> _Exercise directions_
Quote the listing below in full and exactly as written, but omit every picture.

--- Listed entries ---

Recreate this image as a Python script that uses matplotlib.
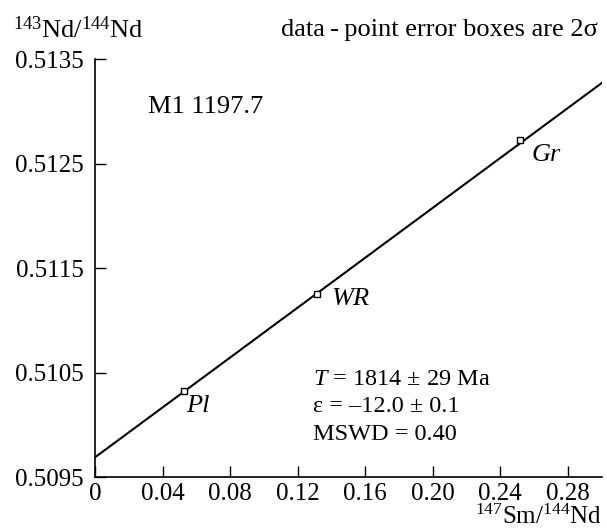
import numpy as np
import matplotlib.pyplot as plt

plt.rcParams['font.family'] = ['Liberation Serif', 'DejaVu Serif']
plt.rcParams['mathtext.fontset'] = 'custom'
plt.rcParams['mathtext.rm'] = 'Liberation Serif'
plt.rcParams['mathtext.it'] = 'Liberation Serif:italic'

# данные изохроны
samples = ['Pl', 'WR', 'Gr']
sm_nd = [0.0527, 0.1312, 0.2519]
nd_nd = [0.510327, 0.511253, 0.512721]
intercept = 0.509688
slope = 0.01194
x_ticks = [0, 0.04, 0.08, 0.12, 0.16, 0.20, 0.24, 0.28]
x_labels = ['0', '0.04', '0.08', '0.12', '0.16', '0.20', '0.24', '0.28']
y_ticks = [0.5095, 0.5105, 0.5115, 0.5125, 0.5135]

W, H = 607, 529
fig = plt.figure(figsize=(W / 100, H / 100), dpi=100)
ax = fig.add_axes([95 / W, 1 - 477 / H, (601.7 - 95) / W, (477 - 59) / H])

xs = np.array([0, 0.30])
ax.plot(xs, intercept + slope * xs, color='black', lw=1.5, zorder=2)
ax.plot(sm_nd, nd_nd, 's', ms=5, mfc='white', mec='black', mew=1.0, zorder=3)

# подписи точек
offsets = {'Pl': (2, -15), 'WR': (15, -5), 'Gr': (11, -15)}
for name, x, y in zip(samples, sm_nd, nd_nd):
    ax.annotate(name, (x, y), xytext=offsets[name], textcoords='offset pixels',
                fontsize=19, style='italic', ha='left', va='center')

ax.set_xlim(0, 0.30)
ax.set_ylim(0.5095, 0.5135)
ax.set_xticks(x_ticks)
ax.set_xticklabels(x_labels)
ax.set_yticks(y_ticks)
ax.set_yticklabels([f'{v:.4f}' for v in y_ticks])
ax.tick_params(direction='in', length=8, width=1, labelsize=18, pad=4)
ax.tick_params(axis='y', pad=8)
for s in ['top', 'right']:
    ax.spines[s].set_visible(False)
for s in ['left', 'bottom']:
    ax.spines[s].set_linewidth(1.2)

ax.text(0.0314, 0.51304, 'M1 1197.7', fontsize=19, va='center')
ax.text(0.129, 0.510429, r'$T$ = 1814 ± 29 Ma', fontsize=17.5, va='center')
ax.text(0.129, 0.510171, 'ε = \u201312.0 ± 0.1', fontsize=17.5, va='center')
ax.text(0.129, 0.509902, 'MSWD = 0.40', fontsize=17.5, va='center')

fig.text(13 / W, 1 - 30 / H, r'$^{143}$Nd/$^{144}$Nd', fontsize=19, va='center')
fig.text(598 / W, 1 - 30 / H, 'data\u2009-\u2009point error boxes are 2σ',
         fontsize=19, va='center', ha='right')
fig.text(602 / W, 1 - 517 / H, r'$^{147}$Sm/$^{144}$Nd', fontsize=18,
         va='center', ha='right')

fig.savefig('out.png', dpi=100)
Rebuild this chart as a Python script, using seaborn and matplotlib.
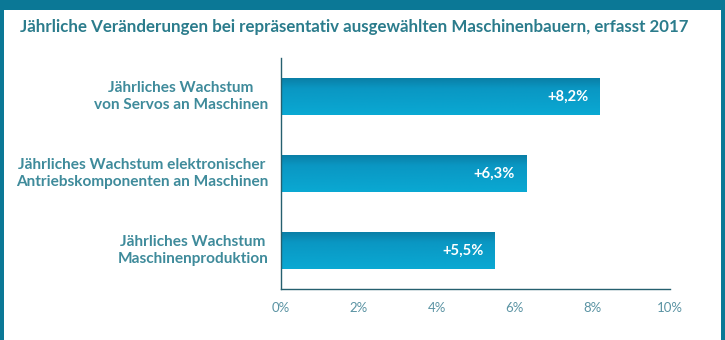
import matplotlib
matplotlib.use("Agg")
import matplotlib.pyplot as plt
import matplotlib.patches as mpatches
import numpy as np
import pandas as pd
import seaborn as sns

categories = [
    "Jährliches Wachstum\nvon Servos an Maschinen",
    "Jährliches Wachstum elektronischer\nAntriebskomponenten an Maschinen",
    "Jährliches Wachstum\nMaschinenproduktion",
]
values = [8.2, 6.3, 5.5]
value_labels = ["+8,2%", "+6,3%", "+5,5%"]
x_ticks = [0, 2, 4, 6, 8, 10]
x_tick_labels = ["0%", "2%", "4%", "6%", "8%", "10%"]
title = "Jährliche Veränderungen bei repräsentativ ausgewählten Maschinenbauern, erfasst 2017"

sns.set_theme(style="white")
FONT = ["Lato", "DejaVu Sans"]
plt.rcParams["font.family"] = FONT

FRAME = "#0b7896"
TITLE_C = "#2b7c8c"
LABEL_C = "#3f8b9b"
TICK_C = "#5a93a3"
AXIS_C = "#25606f"

W, H = 725, 340
fig = plt.figure(figsize=(W / 100, H / 100), dpi=100)
fig.patch.set_facecolor("white")
renderer = fig.canvas.get_renderer()


def fit_size(text, width_px, weight="bold", start=10.0):
    """Font size at which a text spans the given width in pixels."""
    t = fig.text(0, 0, text, fontsize=start, fontweight=weight, family=FONT)
    w = t.get_window_extent(renderer).width
    t.remove()
    return start * width_px / w


# teal frame: top band and thin side edges
for rect in [(0, 1 - 10 / H, 1, 10 / H), (0, 0, 4 / W, 1), (1 - 4 / W, 0, 4 / W, 1)]:
    fig.add_artist(mpatches.Rectangle(rect[:2], rect[2], rect[3], transform=fig.transFigure,
                                      facecolor=FRAME, edgecolor="none", zorder=0))

# plot area in pixels (x: 0%..10%, y: top..axis)
left, right, top, bottom = 281, 670, 58, 289
ax = fig.add_axes([left / W, 1 - bottom / H, (right - left) / W, (bottom - top) / H])
ax.set_facecolor("none")

df = pd.DataFrame({"cat": categories, "val": values})
sns.barplot(data=df, x="val", y="cat", orient="h", color="#0aa3cc", width=0.49,
            ax=ax, saturation=1)

# vertical gradient inside each bar (darker upper edge)
grad = np.linspace(0, 1, 256).reshape(-1, 1)
cmap = matplotlib.colors.LinearSegmentedColormap.from_list(
    "bar", [(0.0, "#0a7ca3"), (0.3, "#0a97c3"), (1.0, "#0aa9d3")])
for patch in list(ax.patches):
    x0, y0 = patch.get_x(), patch.get_y()
    w, h = patch.get_width(), patch.get_height()
    im = ax.imshow(grad, cmap=cmap, aspect="auto", extent=(x0, x0 + w, y0 + h, y0),
                   origin="upper", zorder=2)
    im.set_clip_path(patch)
    patch.set_facecolor("none")
ax.set_xlim(0, 10)
ax.set_ylim(2.5, -0.5)

val_size = fit_size("+8,2%", 41)
for i, (v, lab) in enumerate(zip(values, value_labels)):
    ax.text(v - 0.3, i, lab, ha="right", va="center", color="white",
            fontsize=val_size, fontweight="bold", zorder=3)

for s in ["top", "right"]:
    ax.spines[s].set_visible(False)
for s in ["left", "bottom"]:
    ax.spines[s].set_color(AXIS_C)
    ax.spines[s].set_linewidth(1.0)

tick_size = fit_size("10%", 26, weight="normal")
ax.set_xticks(x_ticks)
ax.set_xticklabels(x_tick_labels, color=TICK_C, fontsize=tick_size)
ax.tick_params(axis="x", direction="out", length=4, width=0.8, color=AXIS_C, pad=5)

# category boundaries as ticks on the y axis, labels centred on bars
ax.set_yticks([0.5, 1.5])
ax.set_yticklabels([])
ax.tick_params(axis="y", direction="out", length=5, width=0.8, color=AXIS_C)
lab_size = fit_size("Jährliches Wachstum elektronischer", 248)
for i, c in enumerate(categories):
    ax.text(-0.33, i, c, ha="right", va="center", multialignment="center",
            color=LABEL_C, fontsize=lab_size, fontweight="bold", linespacing=1.2)
ax.set_xlabel("")
ax.set_ylabel("")

title_size = fit_size(title, 670)
fig.text(20 / W, 1 - 27 / H, title, ha="left", va="center", color=TITLE_C,
         fontsize=title_size, fontweight="bold")

fig.savefig("out.png", dpi=100)
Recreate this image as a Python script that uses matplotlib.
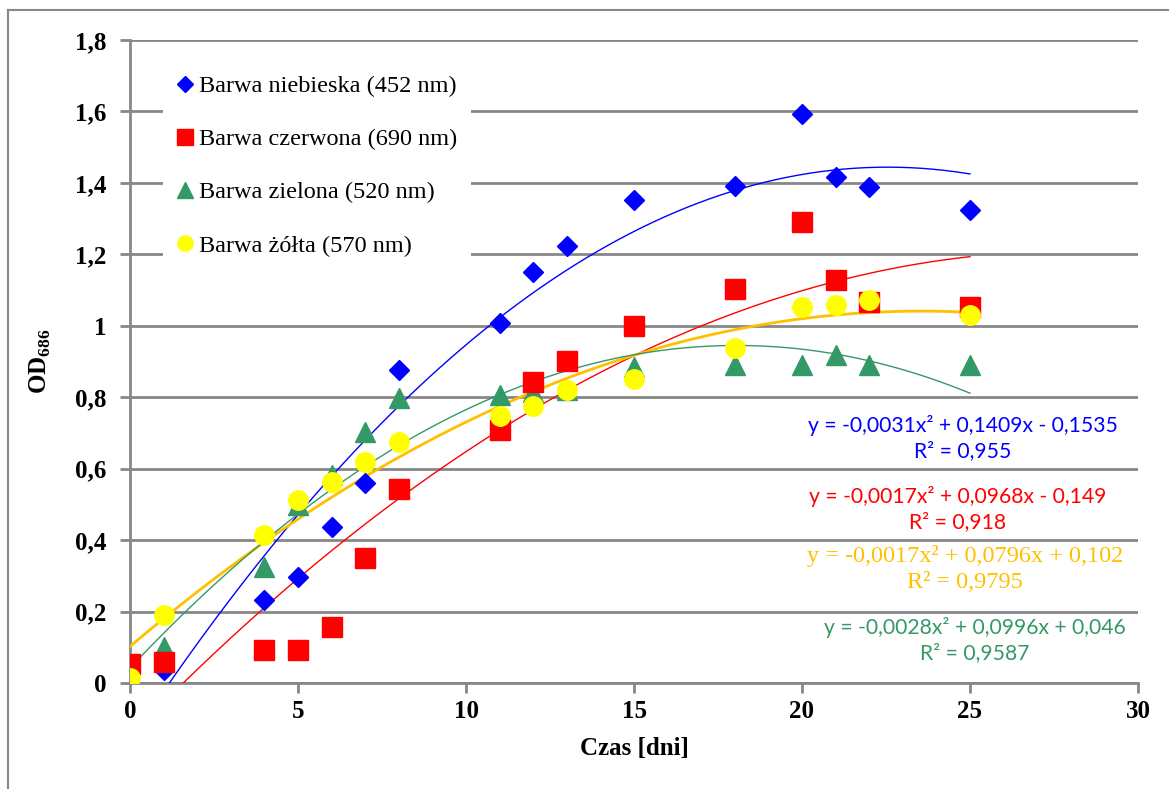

---

> _Solution to this task_
Recreate this image as a Python script that uses matplotlib.
import numpy as np
import matplotlib.pyplot as plt

plt.rcParams['font.family'] = ['Liberation Serif', 'DejaVu Serif']
plt.rcParams['mathtext.fontset'] = 'custom'
plt.rcParams['mathtext.rm'] = 'Liberation Serif'
plt.rcParams['mathtext.it'] = 'Liberation Serif:italic'

# данные изохроны
samples = ['Pl', 'WR', 'Gr']
sm_nd = [0.0527, 0.1312, 0.2519]
nd_nd = [0.510327, 0.511253, 0.512721]
intercept = 0.509688
slope = 0.01194
x_ticks = [0, 0.04, 0.08, 0.12, 0.16, 0.20, 0.24, 0.28]
x_labels = ['0', '0.04', '0.08', '0.12', '0.16', '0.20', '0.24', '0.28']
y_ticks = [0.5095, 0.5105, 0.5115, 0.5125, 0.5135]

W, H = 607, 529
fig = plt.figure(figsize=(W / 100, H / 100), dpi=100)
ax = fig.add_axes([95 / W, 1 - 477 / H, (601.7 - 95) / W, (477 - 59) / H])

xs = np.array([0, 0.30])
ax.plot(xs, intercept + slope * xs, color='black', lw=1.5, zorder=2)
ax.plot(sm_nd, nd_nd, 's', ms=5, mfc='white', mec='black', mew=1.0, zorder=3)

# подписи точек
offsets = {'Pl': (2, -15), 'WR': (15, -5), 'Gr': (11, -15)}
for name, x, y in zip(samples, sm_nd, nd_nd):
    ax.annotate(name, (x, y), xytext=offsets[name], textcoords='offset pixels',
                fontsize=19, style='italic', ha='left', va='center')

ax.set_xlim(0, 0.30)
ax.set_ylim(0.5095, 0.5135)
ax.set_xticks(x_ticks)
ax.set_xticklabels(x_labels)
ax.set_yticks(y_ticks)
ax.set_yticklabels([f'{v:.4f}' for v in y_ticks])
ax.tick_params(direction='in', length=8, width=1, labelsize=18, pad=4)
ax.tick_params(axis='y', pad=8)
for s in ['top', 'right']:
    ax.spines[s].set_visible(False)
for s in ['left', 'bottom']:
    ax.spines[s].set_linewidth(1.2)

ax.text(0.0314, 0.51304, 'M1 1197.7', fontsize=19, va='center')
ax.text(0.129, 0.510429, r'$T$ = 1814 ± 29 Ma', fontsize=17.5, va='center')
ax.text(0.129, 0.510171, 'ε = \u201312.0 ± 0.1', fontsize=17.5, va='center')
ax.text(0.129, 0.509902, 'MSWD = 0.40', fontsize=17.5, va='center')

fig.text(13 / W, 1 - 30 / H, r'$^{143}$Nd/$^{144}$Nd', fontsize=19, va='center')
fig.text(598 / W, 1 - 30 / H, 'data\u2009-\u2009point error boxes are 2σ',
         fontsize=19, va='center', ha='right')
fig.text(602 / W, 1 - 517 / H, r'$^{147}$Sm/$^{144}$Nd', fontsize=18,
         va='center', ha='right')

fig.savefig('out.png', dpi=100)
Rebuild this chart as a Python script, using seaborn and matplotlib.
import matplotlib
matplotlib.use("Agg")
import matplotlib.pyplot as plt
import matplotlib.patches as mpatches
import numpy as np
import pandas as pd
import seaborn as sns

categories = [
    "Jährliches Wachstum\nvon Servos an Maschinen",
    "Jährliches Wachstum elektronischer\nAntriebskomponenten an Maschinen",
    "Jährliches Wachstum\nMaschinenproduktion",
]
values = [8.2, 6.3, 5.5]
value_labels = ["+8,2%", "+6,3%", "+5,5%"]
x_ticks = [0, 2, 4, 6, 8, 10]
x_tick_labels = ["0%", "2%", "4%", "6%", "8%", "10%"]
title = "Jährliche Veränderungen bei repräsentativ ausgewählten Maschinenbauern, erfasst 2017"

sns.set_theme(style="white")
FONT = ["Lato", "DejaVu Sans"]
plt.rcParams["font.family"] = FONT

FRAME = "#0b7896"
TITLE_C = "#2b7c8c"
LABEL_C = "#3f8b9b"
TICK_C = "#5a93a3"
AXIS_C = "#25606f"

W, H = 725, 340
fig = plt.figure(figsize=(W / 100, H / 100), dpi=100)
fig.patch.set_facecolor("white")
renderer = fig.canvas.get_renderer()


def fit_size(text, width_px, weight="bold", start=10.0):
    """Font size at which a text spans the given width in pixels."""
    t = fig.text(0, 0, text, fontsize=start, fontweight=weight, family=FONT)
    w = t.get_window_extent(renderer).width
    t.remove()
    return start * width_px / w


# teal frame: top band and thin side edges
for rect in [(0, 1 - 10 / H, 1, 10 / H), (0, 0, 4 / W, 1), (1 - 4 / W, 0, 4 / W, 1)]:
    fig.add_artist(mpatches.Rectangle(rect[:2], rect[2], rect[3], transform=fig.transFigure,
                                      facecolor=FRAME, edgecolor="none", zorder=0))

# plot area in pixels (x: 0%..10%, y: top..axis)
left, right, top, bottom = 281, 670, 58, 289
ax = fig.add_axes([left / W, 1 - bottom / H, (right - left) / W, (bottom - top) / H])
ax.set_facecolor("none")

df = pd.DataFrame({"cat": categories, "val": values})
sns.barplot(data=df, x="val", y="cat", orient="h", color="#0aa3cc", width=0.49,
            ax=ax, saturation=1)

# vertical gradient inside each bar (darker upper edge)
grad = np.linspace(0, 1, 256).reshape(-1, 1)
cmap = matplotlib.colors.LinearSegmentedColormap.from_list(
    "bar", [(0.0, "#0a7ca3"), (0.3, "#0a97c3"), (1.0, "#0aa9d3")])
for patch in list(ax.patches):
    x0, y0 = patch.get_x(), patch.get_y()
    w, h = patch.get_width(), patch.get_height()
    im = ax.imshow(grad, cmap=cmap, aspect="auto", extent=(x0, x0 + w, y0 + h, y0),
                   origin="upper", zorder=2)
    im.set_clip_path(patch)
    patch.set_facecolor("none")
ax.set_xlim(0, 10)
ax.set_ylim(2.5, -0.5)

val_size = fit_size("+8,2%", 41)
for i, (v, lab) in enumerate(zip(values, value_labels)):
    ax.text(v - 0.3, i, lab, ha="right", va="center", color="white",
            fontsize=val_size, fontweight="bold", zorder=3)

for s in ["top", "right"]:
    ax.spines[s].set_visible(False)
for s in ["left", "bottom"]:
    ax.spines[s].set_color(AXIS_C)
    ax.spines[s].set_linewidth(1.0)

tick_size = fit_size("10%", 26, weight="normal")
ax.set_xticks(x_ticks)
ax.set_xticklabels(x_tick_labels, color=TICK_C, fontsize=tick_size)
ax.tick_params(axis="x", direction="out", length=4, width=0.8, color=AXIS_C, pad=5)

# category boundaries as ticks on the y axis, labels centred on bars
ax.set_yticks([0.5, 1.5])
ax.set_yticklabels([])
ax.tick_params(axis="y", direction="out", length=5, width=0.8, color=AXIS_C)
lab_size = fit_size("Jährliches Wachstum elektronischer", 248)
for i, c in enumerate(categories):
    ax.text(-0.33, i, c, ha="right", va="center", multialignment="center",
            color=LABEL_C, fontsize=lab_size, fontweight="bold", linespacing=1.2)
ax.set_xlabel("")
ax.set_ylabel("")

title_size = fit_size(title, 670)
fig.text(20 / W, 1 - 27 / H, title, ha="left", va="center", color=TITLE_C,
         fontsize=title_size, fontweight="bold")

fig.savefig("out.png", dpi=100)
Recreate this image as a Python script that uses matplotlib.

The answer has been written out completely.